In this narrative God the creator of all things is deeply involved in his creation sustaining it from moment to moment. Instead of God hopping from one realm to another he is actively present in all things together, “in him all things consist.” The chief biblical motif of this is the spirit.
In The nature of the Spirit I go into these things into greater detail but for our purposes here I will summarise things. The words that are usually translated as spirit, ruach in Hebrew and pneuma in Greek, can also mean breath or wind. The Ruach Elohim, that is, the Spirit of God, embodies all these three ideas as the personal, creative, life-giving power of God. As much as all living beings have breath, the living God too has a spirit. God however does not breathe to live. The breath of God in the Scriptures means he is alive and because he is alive everything else lives. As Paul quotes the Greek poet Arastus, “in him we live, move and have our being.” This mysterious ruach like the wind pervades, everything unseen and undetected.
When you hide your face, they are dismayed; when you take away their breath, they die and return to their dust. When you send forth your Spirit, they are created, and you renew the face of the ground. – Psalm 104:29-30 ESV
Not only does this passage show everything is dependent on the spirit. It also means that the spirit permeates every living thing. Instead of abiotic physical matter the earth is strangely alive. Creation according to the biblical account is not just bringing something into brute existence. It is a matter of making things alive. The Bible largely ignores the modern distinctions between life and matter. It is therefore free to address the purpose of human life on the earth.
We now understand that biological life can only exist in the biosphere which is the complex interaction of all ecosystems on the planet. There is a certain unity to all life, it is not just an individualized phenomenon. Things that we do to the world around us also affect us. Science however cannot tell us why this interaction exists at all even though it might describe aspects of it. We must look to the scriptures to answer the question of life itself. In the mysterious dimension of the spirit the creation is alive through the living, active and abiding presence of its Maker.
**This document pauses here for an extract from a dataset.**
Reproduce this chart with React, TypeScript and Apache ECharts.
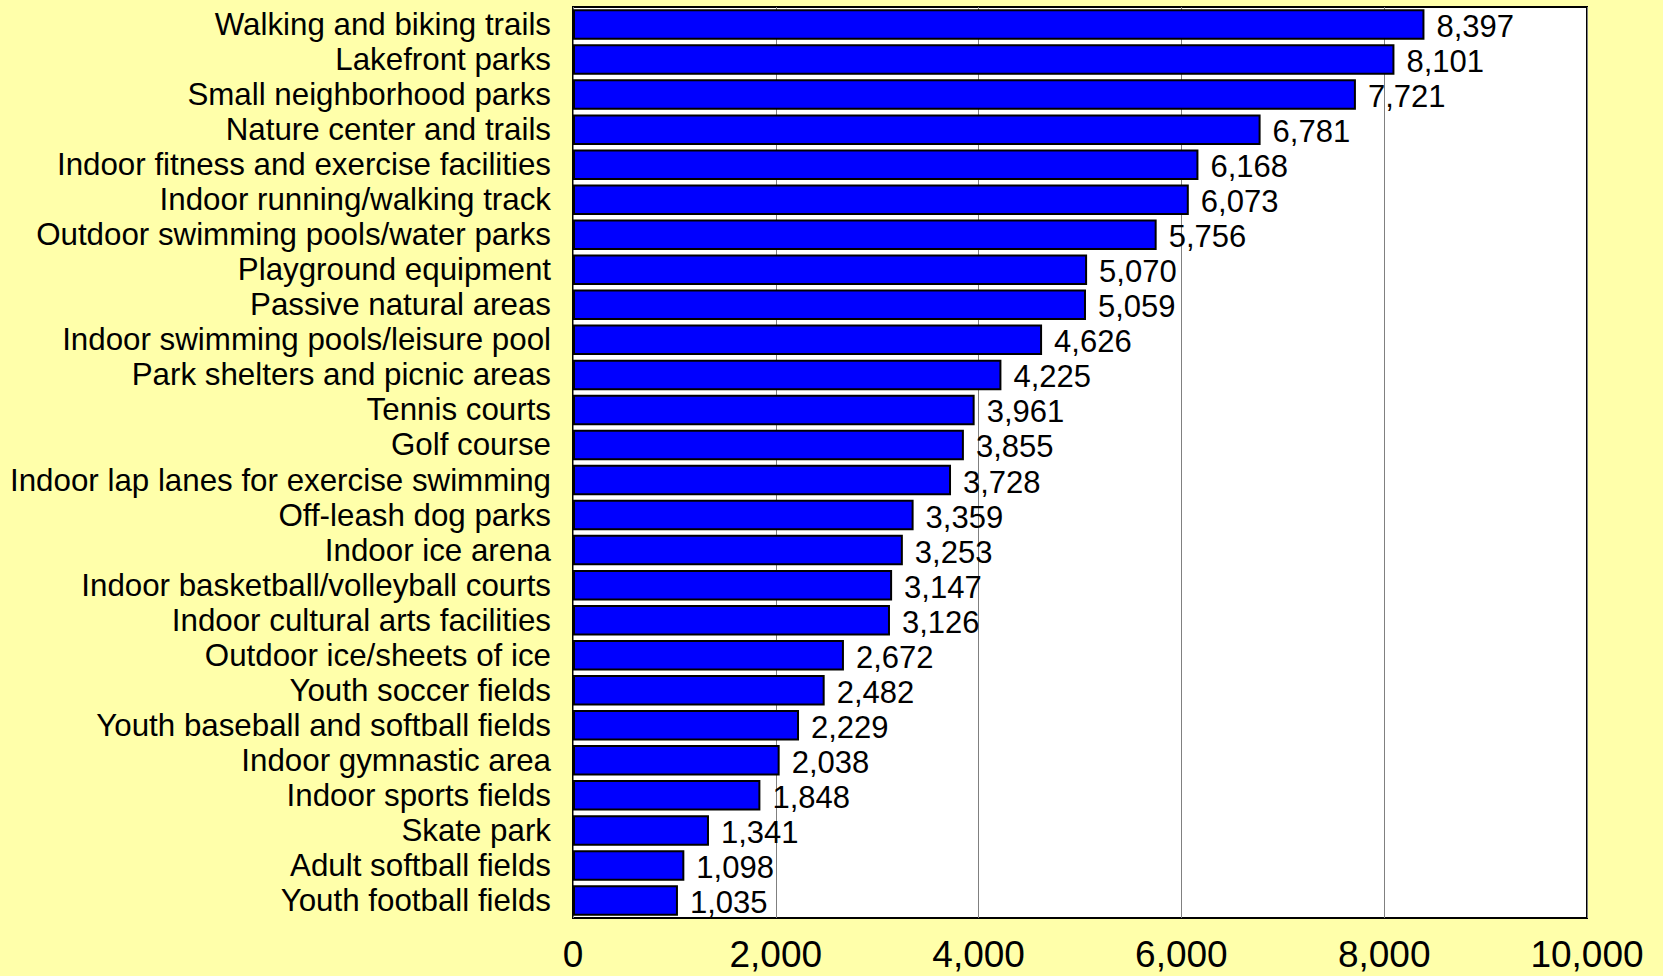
import React, { useEffect, useRef } from "react";
import * as echarts from "echarts";

const categories = [
  "Walking and biking trails",
  "Lakefront parks",
  "Small neighborhood parks",
  "Nature center and trails",
  "Indoor fitness and exercise facilities",
  "Indoor running/walking track",
  "Outdoor swimming pools/water parks",
  "Playground equipment",
  "Passive natural areas",
  "Indoor swimming pools/leisure pool",
  "Park shelters and picnic areas",
  "Tennis courts",
  "Golf course",
  "Indoor lap lanes for exercise swimming",
  "Off-leash dog parks",
  "Indoor ice arena",
  "Indoor basketball/volleyball courts",
  "Indoor cultural arts facilities",
  "Outdoor ice/sheets of ice",
  "Youth soccer fields",
  "Youth baseball and softball fields",
  "Indoor gymnastic area",
  "Indoor sports fields",
  "Skate park",
  "Adult softball fields",
  "Youth football fields",
];

const values = [
  8397, 8101, 7721, 6781, 6168, 6073, 5756, 5070, 5059, 4626, 4225, 3961, 3855,
  3728, 3359, 3253, 3147, 3126, 2672, 2482, 2229, 2038, 1848, 1341, 1098, 1035,
];

const xMin = 0;
const xMax = 10000;
const xInterval = 2000;

const fmt = (v: number) => Number(v).toLocaleString("en-US");

export default function App() {
  const ref = useRef<HTMLDivElement>(null);
  useEffect(() => {
    if (!ref.current) return;
    const chart = echarts.init(ref.current, undefined, { renderer: "svg" });
    const font = "Liberation Sans, Arial, sans-serif";
    chart.setOption({
      animation: false,
      backgroundColor: "#FFFFAA",
      textStyle: { fontFamily: font },
      grid: {
        left: 573,
        right: 76,
        top: 7,
        bottom: 58,
        show: true,
        backgroundColor: "#FFFFFF",
        borderColor: "#000000",
        borderWidth: 2,
        containLabel: false,
      },
      xAxis: {
        type: "value",
        min: xMin,
        max: xMax,
        interval: xInterval,
        axisLine: { show: false },
        axisTick: { show: false },
        splitLine: { show: true, lineStyle: { color: "#808080", width: 1 } },
        axisLabel: {
          fontSize: 37,
          color: "#000",
          fontFamily: font,
          margin: 18,
          formatter: (v: number) => fmt(v),
        },
      },
      yAxis: {
        type: "category",
        data: categories,
        inverse: true,
        axisLine: { show: false },
        axisTick: { show: false },
        splitLine: { show: false },
        axisLabel: {
          fontSize: 31.3,
          color: "#000",
          fontFamily: font,
          margin: 22,
          interval: 0,
          padding: [4, 0, 0, 0],
        },
      },
      series: [
        {
          type: "bar",
          data: values,
          barCategoryGap: "13%",
          itemStyle: { color: "#0000FF", borderColor: "#000000", borderWidth: 2 },
          label: {
            show: true,
            position: "right",
            distance: 12,
            offset: [0, 2],
            fontSize: 31,
            color: "#000",
            fontFamily: font,
            formatter: (p: any) => fmt(p.value),
          },
        },
      ],
    });
    return () => chart.dispose();
  }, []);
  return (
    <div
      ref={ref}
      style={{ position: "absolute", left: 0, top: 0, width: 1663, height: 976 }}
    />
  );
}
As I have argued elsewhere the earth is the teleological centre of the cosmos. Teleology, from the Greek word telos meaning the end, concerns the purpose of things. That as far as it concerns the plans and purposes of God the earth is at centre stage. This is where the grand cosmic drama unfolds. As John Walton, G.K. Beale and others point out the Genesis creation narrative is about the inauguration of a cosmic temple. The creation is actually the temple-home of God. What happens on the seventh day is that God rests, which is language for a deity taking up residence in the temple so that it can properly begin to function as sacred space. The heavens and the earth are the complimentary halves of God’s creation. Now the temple of a deity is its headquarters so to speak. Terrestrial life according to the biblical account does not occur because there happen to be the right conditions here. There is life on earth because it is at the centre of God’s activity.
In a worldview without the personal and involved God of the Bible combined with a strong materialistic naturalism life could occur anywhere in the universe. If there is a purposeful creator then life exists on earth and nowhere else because it serves a specific purpose. The earth is intrinsic to our life and purpose. The New Testament vision is about a new creation which is the union of the heavens and the earth. One way of describing this union is God dwelling among his people, heaven literally coming on earth.